Senza contare che non dobbiamo giudicare gli eventi troppo in fretta. Una cosa che sembra andare storta, infatti, nel tempo può rivelarsi un colpo di fortuna. Pensatevi in una fila lunghissima dal gelataio: vi annoiate, poi però incontrate un vostro amico e con lui vi divertite per il resto del pomeriggio. Se non vi foste fermati in coda non vi sareste incrociati!

Gli esperti dicono che possiamo fare molto, per noi stessi, lavorando sugli atteggiamenti, tenendo gli occhi aperti, pronti a cogliere le occasioni e a vederle in modo positivo, come un bicchiere mezzo pieno, non vuoto: in questo modo le cose andranno davvero meglio e cominceremo a sentirci più fortunati. Lo sapeva bene il grande scienziato francese Louis Pasteur: «Il caso» diceva «favorisce le menti preparate». E aveva davvero ragione: fatevi trovare pronti!

Paese che vai, iella che trovi

Nel mondo, numeri e giorni sfortunati cambiano. Le ragioni sono legate alle tradizioni, alla cultura e alla religione.

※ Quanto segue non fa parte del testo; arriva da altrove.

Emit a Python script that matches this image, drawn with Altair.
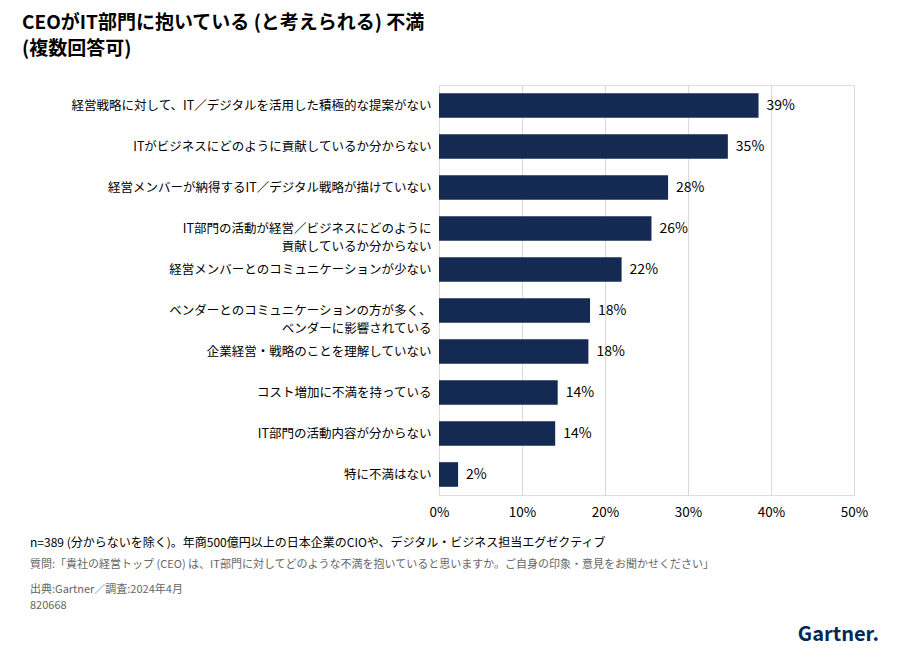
import altair as alt
import pandas as pd

cats = ["経営戦略に対して、IT／デジタルを活用した積極的な提案がない",
        "ITがビジネスにどのように貢献しているか分からない",
        "経営メンバーが納得するIT／デジタル戦略が描けていない",
        "IT部門の活動が経営／ビジネスにどのように\n貢献しているか分からない",
        "経営メンバーとのコミュニケーションが少ない",
        "ベンダーとのコミュニケーションの方が多く、\nベンダーに影響されている",
        "企業経営・戦略のことを理解していない",
        "コスト増加に不満を持っている",
        "IT部門の活動内容が分からない",
        "特に不満はない"]
vals = [38.5, 34.8, 27.6, 25.6, 22.0, 18.2, 18.0, 14.3, 14.0, 2.3]
labels = ["39%", "35%", "28%", "26%", "22%", "18%", "18%", "14%", "14%", "2%"]

df = pd.DataFrame({"cat": cats, "v": vals, "lab": labels})
FONT = "Noto Sans CJK JP"

y = alt.Y("cat:N", sort=cats, title=None,
          scale=alt.Scale(paddingInner=0.4, paddingOuter=0.2),
          axis=alt.Axis(labelExpr="split(datum.label, '\\n')", labelFontSize=12.5,
                        labelColor="#000", labelPadding=8, ticks=False, domain=False,
                        labelLineHeight=18, labelFont=FONT, labelLimit=500))
x = alt.X("v:Q", title=None, scale=alt.Scale(domain=[0, 50]),
          axis=alt.Axis(values=[0, 10, 20, 30, 40, 50], labelExpr="datum.value + '%'",
                        labelFontSize=13.5, labelColor="#000", ticks=False, domain=False,
                        labelFlush=False,
                        grid=True, gridColor="#d9d9d9", labelPadding=10, labelFont=FONT))

base = alt.Chart(df)
bars = base.mark_bar(color="#142a52").encode(x=x, y=y)
txt = base.mark_text(align="left", dx=8, fontSize=14, font=FONT, color="#000").encode(
    x="v:Q", y=alt.Y("cat:N", sort=cats), text="lab:N")

notes = [
    ("CEOがIT部門に抱いている (と考えられる) 不満", -417, -62, 19, "bold", "#000", "left"),
    ("(複数回答可)", -417, -36, 19, "bold", "#000", "left"),
    ("n=389 (分からないを除く)。年商500億円以上の日本企業のCIOや、デジタル・ビジネス担当エグゼクティブ", -409, 458, 12, "normal", "#000", "left"),
    ("質問:「貴社の経営トップ (CEO) は、IT部門に対してどのような不満を抱いていると思いますか。ご自身の印象・意見をお聞かせください」", -409, 480, 11, "normal", "#666", "left"),
    ("出典:Gartner／調査:2024年4月", -409, 505, 11, "normal", "#666", "left"),
    ("820668", -409, 521, 11, "normal", "#666", "left"),
    ("Gartner.", 440, 550, 20, "bold", "#002856", "right"),
]
layers = [bars, txt]
for t, xx, yy, fs, fw, c, al in notes:
    layers.append(alt.Chart(pd.DataFrame({"t": [t]})).mark_text(
        align=al, baseline="middle", fontSize=fs, fontWeight=fw, color=c, font=FONT).encode(
        text="t:N", x=alt.value(xx), y=alt.value(yy)))

chart = alt.layer(*layers).properties(
    width=415, height=410, autosize="none",
    padding={"left": 431, "top": 77, "right": 30, "bottom": 150}
).configure_view(stroke=None).configure(background="white")
chart.save("out.html", embed_options={"renderer": "svg", "actions": False})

Il 17, per esempio, per noi italiani è un giorno nero: l'Antico testamento, infatti racconta che il diluvio universale cominciò il giorno 17. Per i Paesi anglosassoni, invece, è il 13 che porta sfortuna (forse perché i partecipanti all'Ultima cena di Gesù erano proprio 13). In Cina, infine, il numero nero è il 4 perché, in cinese, suona come la parola "morte".

L'origine delle scaramanzie

Le origini di scaramanzie, superstizioni e di molti gesti porta(s)fortuna risalgono indietro nel tempo. Ecco perché, per ogni credenza, vi sono più teorie che cercano di spiegarne le origini. Per esempio, incrociare le dita si legherebbe alla tradizione dei primi cristiani che, in questo modo, riproducevano la croce contro il diavolo. Per altri, invece, il demonio poteva catturare l'anima entrando nel corpo attraverso le dita e lo si fermava incrociando indice e medio e chiedendo così la protezione divina.

E rovesciare il sale perché porterebbe sfortuna? Un tempo il sale era preziosissimo e parte di rituali. Ecco perché, invece per alcuni versarlo attorno a sé terrebbe alla larga la sfortuna.